# Question for e-mail gurus



## mefizto (Oct 7, 2020)

Greetings all,

I started to locally archive my e-mail since it appears that several e-mails were lost at my on-line server.  I use mail/isync to download it to Maildir format on my computer.  I like the format as it allows search _via _mail/notmuch

I also have an backup of my old e-mails in the Eudora format.  I sometimes need to re-visit some of the e-mails, so I use the Eudora program to open and read it.  However, there are two issues.  One, It is rather difficult to retrieve the correct message, as the search is not very good, and two, I am worried that eventually Eudora will fail to work, and since Eudora was storing the e-mail in proprietary format, splitting the e-mail body form the attachments, what will I do.

Thus, I was wondering if I could use a similar strategy as described in the first paragraph to convert the proprietary format to the {FILE]Maildir [/FILE] format.

Any ideas would be appreciated.

Kindest regards,

M


----------



## scottro (Oct 7, 2020)

I just did a really cursory google search and this one, https://www.recoverytools.com/eudora/migrator/ for a commercial product, probably for Windows made me wonder if Eudora uses mbox format. If so, you could use mutt to read them, and I think, save them and convert to maildir (though not positive how to convert mbox to maildir and if it can be done. I know you can convert a mbox to a maildir, but not sure if it works with actual emails in the mbox. (If in the mbox is the correct term, as mbox is just a file).  Alas, everything else I saw in my search was to convert it to Outlook pst file. If you have a Windows box though, that might be worth it. Again, I did a VERY cursory search, just convert eudora to maildir.

Sorry I can't be of more help. I do have fond memories of Eudora, back in the Windows 95 days, I think it was the only mail client I could get that could do Japanese, when I was just beginning  to learn it.


----------



## mefizto (Oct 7, 2020)

Hi scottro,

thank you for looking into it.  I had already done a rather exhaustive search and found a very thorough review of several of the convertors, but the conclusion was that none of them really worked.

Since it appears that Eudora can be configured for IMAP, and the mail/isync does IMAP I was wondering if they can talk together.  But, I do not have enough knowledge to understand whether there is not an additional component that I would need - (IMAP server?).

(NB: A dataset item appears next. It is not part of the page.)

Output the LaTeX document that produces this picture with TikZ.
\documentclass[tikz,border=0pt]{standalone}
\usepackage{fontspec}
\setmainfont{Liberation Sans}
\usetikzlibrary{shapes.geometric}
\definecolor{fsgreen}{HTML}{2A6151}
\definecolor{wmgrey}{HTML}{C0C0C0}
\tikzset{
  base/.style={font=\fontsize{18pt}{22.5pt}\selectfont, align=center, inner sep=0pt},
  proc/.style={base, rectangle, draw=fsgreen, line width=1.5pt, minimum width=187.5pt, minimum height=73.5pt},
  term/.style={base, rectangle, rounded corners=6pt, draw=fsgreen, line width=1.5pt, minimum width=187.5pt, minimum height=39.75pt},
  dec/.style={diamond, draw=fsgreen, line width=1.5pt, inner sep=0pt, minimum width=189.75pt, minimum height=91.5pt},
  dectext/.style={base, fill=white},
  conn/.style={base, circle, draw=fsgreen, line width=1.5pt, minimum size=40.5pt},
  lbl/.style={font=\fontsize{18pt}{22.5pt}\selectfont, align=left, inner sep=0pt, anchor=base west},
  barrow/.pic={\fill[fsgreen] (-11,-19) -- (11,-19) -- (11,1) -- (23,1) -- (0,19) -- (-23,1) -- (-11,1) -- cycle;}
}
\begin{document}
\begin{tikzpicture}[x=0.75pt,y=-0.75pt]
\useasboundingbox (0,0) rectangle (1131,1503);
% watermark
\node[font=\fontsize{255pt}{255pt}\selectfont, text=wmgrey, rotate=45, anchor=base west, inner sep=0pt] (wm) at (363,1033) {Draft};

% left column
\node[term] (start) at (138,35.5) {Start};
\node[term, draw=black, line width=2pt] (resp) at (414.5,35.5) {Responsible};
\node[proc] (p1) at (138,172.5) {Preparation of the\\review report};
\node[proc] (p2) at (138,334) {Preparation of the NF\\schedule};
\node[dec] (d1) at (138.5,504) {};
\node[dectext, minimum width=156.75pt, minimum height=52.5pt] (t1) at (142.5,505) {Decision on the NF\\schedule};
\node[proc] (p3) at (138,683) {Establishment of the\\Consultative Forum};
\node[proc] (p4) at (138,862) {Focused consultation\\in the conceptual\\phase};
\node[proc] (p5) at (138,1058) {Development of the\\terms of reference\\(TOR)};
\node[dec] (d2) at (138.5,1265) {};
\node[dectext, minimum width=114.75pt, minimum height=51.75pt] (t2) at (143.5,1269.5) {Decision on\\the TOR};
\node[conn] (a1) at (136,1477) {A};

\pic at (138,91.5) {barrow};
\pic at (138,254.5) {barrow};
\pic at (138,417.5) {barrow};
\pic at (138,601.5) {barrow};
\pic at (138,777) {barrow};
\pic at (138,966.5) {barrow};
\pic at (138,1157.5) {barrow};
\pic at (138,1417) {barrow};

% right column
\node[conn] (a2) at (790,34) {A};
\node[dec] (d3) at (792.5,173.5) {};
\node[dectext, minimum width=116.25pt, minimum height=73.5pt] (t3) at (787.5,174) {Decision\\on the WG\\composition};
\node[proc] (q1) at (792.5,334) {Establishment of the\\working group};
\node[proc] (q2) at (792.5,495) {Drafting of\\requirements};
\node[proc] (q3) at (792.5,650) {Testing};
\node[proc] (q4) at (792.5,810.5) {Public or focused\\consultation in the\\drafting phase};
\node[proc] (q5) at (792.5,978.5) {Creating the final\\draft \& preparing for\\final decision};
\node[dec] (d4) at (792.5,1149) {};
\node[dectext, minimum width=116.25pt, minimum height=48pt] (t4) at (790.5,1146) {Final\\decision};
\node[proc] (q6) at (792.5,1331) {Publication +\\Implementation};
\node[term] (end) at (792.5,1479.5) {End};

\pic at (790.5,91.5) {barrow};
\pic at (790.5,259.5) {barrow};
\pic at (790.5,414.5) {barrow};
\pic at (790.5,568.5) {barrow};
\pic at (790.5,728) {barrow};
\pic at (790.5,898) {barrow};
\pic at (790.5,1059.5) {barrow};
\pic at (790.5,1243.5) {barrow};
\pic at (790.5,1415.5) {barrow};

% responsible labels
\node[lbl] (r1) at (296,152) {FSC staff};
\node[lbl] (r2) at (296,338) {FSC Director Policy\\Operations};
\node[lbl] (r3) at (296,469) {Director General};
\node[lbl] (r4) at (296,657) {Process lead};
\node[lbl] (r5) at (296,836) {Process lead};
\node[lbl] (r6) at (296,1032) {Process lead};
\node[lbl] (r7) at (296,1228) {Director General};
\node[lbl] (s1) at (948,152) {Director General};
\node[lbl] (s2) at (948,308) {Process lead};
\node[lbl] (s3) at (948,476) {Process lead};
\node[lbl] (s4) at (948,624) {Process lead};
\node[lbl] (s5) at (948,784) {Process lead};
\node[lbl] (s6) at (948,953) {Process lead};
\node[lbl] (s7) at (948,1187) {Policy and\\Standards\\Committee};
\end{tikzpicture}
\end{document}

The other idea I had, was to upload to any IMAP provider and then download it back by mail/isync.  The problem is, that there might be some proprietary information in some of the mailboxes.

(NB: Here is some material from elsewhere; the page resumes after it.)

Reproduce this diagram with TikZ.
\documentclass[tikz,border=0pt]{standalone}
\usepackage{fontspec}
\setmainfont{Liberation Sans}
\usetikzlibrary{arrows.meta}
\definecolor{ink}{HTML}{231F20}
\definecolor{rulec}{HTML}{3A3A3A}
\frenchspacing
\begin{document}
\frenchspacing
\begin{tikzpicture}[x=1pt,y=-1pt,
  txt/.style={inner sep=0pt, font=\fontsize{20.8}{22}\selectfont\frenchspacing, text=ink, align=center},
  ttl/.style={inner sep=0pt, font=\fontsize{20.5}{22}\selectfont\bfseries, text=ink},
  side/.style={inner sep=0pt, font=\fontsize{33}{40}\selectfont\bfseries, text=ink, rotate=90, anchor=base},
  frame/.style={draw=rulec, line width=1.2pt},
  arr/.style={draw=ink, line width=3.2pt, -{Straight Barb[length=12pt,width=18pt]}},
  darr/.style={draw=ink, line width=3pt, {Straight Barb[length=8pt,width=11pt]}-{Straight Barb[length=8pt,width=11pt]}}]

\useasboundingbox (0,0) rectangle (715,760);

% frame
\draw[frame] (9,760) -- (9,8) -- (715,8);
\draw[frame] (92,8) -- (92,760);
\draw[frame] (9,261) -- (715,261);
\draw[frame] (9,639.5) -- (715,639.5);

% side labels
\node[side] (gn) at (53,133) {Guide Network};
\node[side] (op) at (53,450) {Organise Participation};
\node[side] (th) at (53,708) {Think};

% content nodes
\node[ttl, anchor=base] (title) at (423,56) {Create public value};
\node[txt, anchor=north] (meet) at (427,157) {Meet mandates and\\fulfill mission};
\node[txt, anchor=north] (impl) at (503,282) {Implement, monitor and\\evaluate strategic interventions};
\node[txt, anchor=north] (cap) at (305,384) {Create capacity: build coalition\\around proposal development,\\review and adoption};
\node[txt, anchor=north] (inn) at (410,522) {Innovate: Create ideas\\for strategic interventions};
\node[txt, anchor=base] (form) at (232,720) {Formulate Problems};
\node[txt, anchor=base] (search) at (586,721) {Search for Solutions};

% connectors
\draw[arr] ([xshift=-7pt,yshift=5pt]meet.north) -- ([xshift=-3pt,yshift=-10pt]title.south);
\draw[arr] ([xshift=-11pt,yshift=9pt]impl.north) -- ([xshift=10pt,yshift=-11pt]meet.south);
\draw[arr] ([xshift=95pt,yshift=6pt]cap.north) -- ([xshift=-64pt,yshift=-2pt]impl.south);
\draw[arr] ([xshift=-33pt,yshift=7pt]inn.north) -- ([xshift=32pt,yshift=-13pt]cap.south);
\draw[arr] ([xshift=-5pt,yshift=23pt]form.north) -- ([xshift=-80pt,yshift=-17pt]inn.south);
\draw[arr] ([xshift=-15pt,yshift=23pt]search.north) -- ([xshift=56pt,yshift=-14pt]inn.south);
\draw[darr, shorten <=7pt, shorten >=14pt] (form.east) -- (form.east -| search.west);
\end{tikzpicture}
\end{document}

I so not think that Eudora is pure MBOX format.

Kindest regards,

M


----------



## obsigna (Oct 7, 2020)

mail/thunderbird can import from Eudora.





						Importing from Eudora - Thunderbird - MozillaZine Knowledge Base
					






					kb.mozillazine.org
				




Thunderbird has a basic Maildir storage plugin.





						Thunderbird/Maildir - MozillaWiki
					






					wiki.mozilla.org
				




So even if you don't like Thunderbird, you could use it to import from Eudora into a Maildir and then continue to use that with another mail client of your choice.


----------



## mefizto (Oct 7, 2020)

Hi obsigna,

thank you for the reply.  I had already found the links, but was rather reluctant to use the Thunderbird import tool, since I read some negative remarks.  Nevertheless, I tried, and, indeed, although many of the folders/e-mails were correctly converted, many attachments were not, there is a link to them, but the attachment is missing.

I also found a tool called Aid4mail, which converted the Eudora *.fol to *.sbd, but I cannot figure out, how to import them to Thunderbird, to check, whether the conversion was successful.  All the instructions want me to have a Thunderbird profile, associated with the converted *.sbd, which I, of course, do not have.

So, all in all, it is not a success.  Thus, I am afraid that the IMAP solutin is the remaining viable option.  Is it difficult to configure a (local) IMAP server?

Kindest regards,

M


----------



## Birdy (Oct 8, 2020)

This: Eudora2Unix ?


----------



## mefizto (Oct 8, 2020)

Hi Birdy,

thank you for the recommendation.  Did you try it?

Kindest regards,

M


----------



## Birdy (Oct 9, 2020)

found it through a search and posted it


----------



## mefizto (Oct 9, 2020)

Hi Birdy,

thank you.

M


----------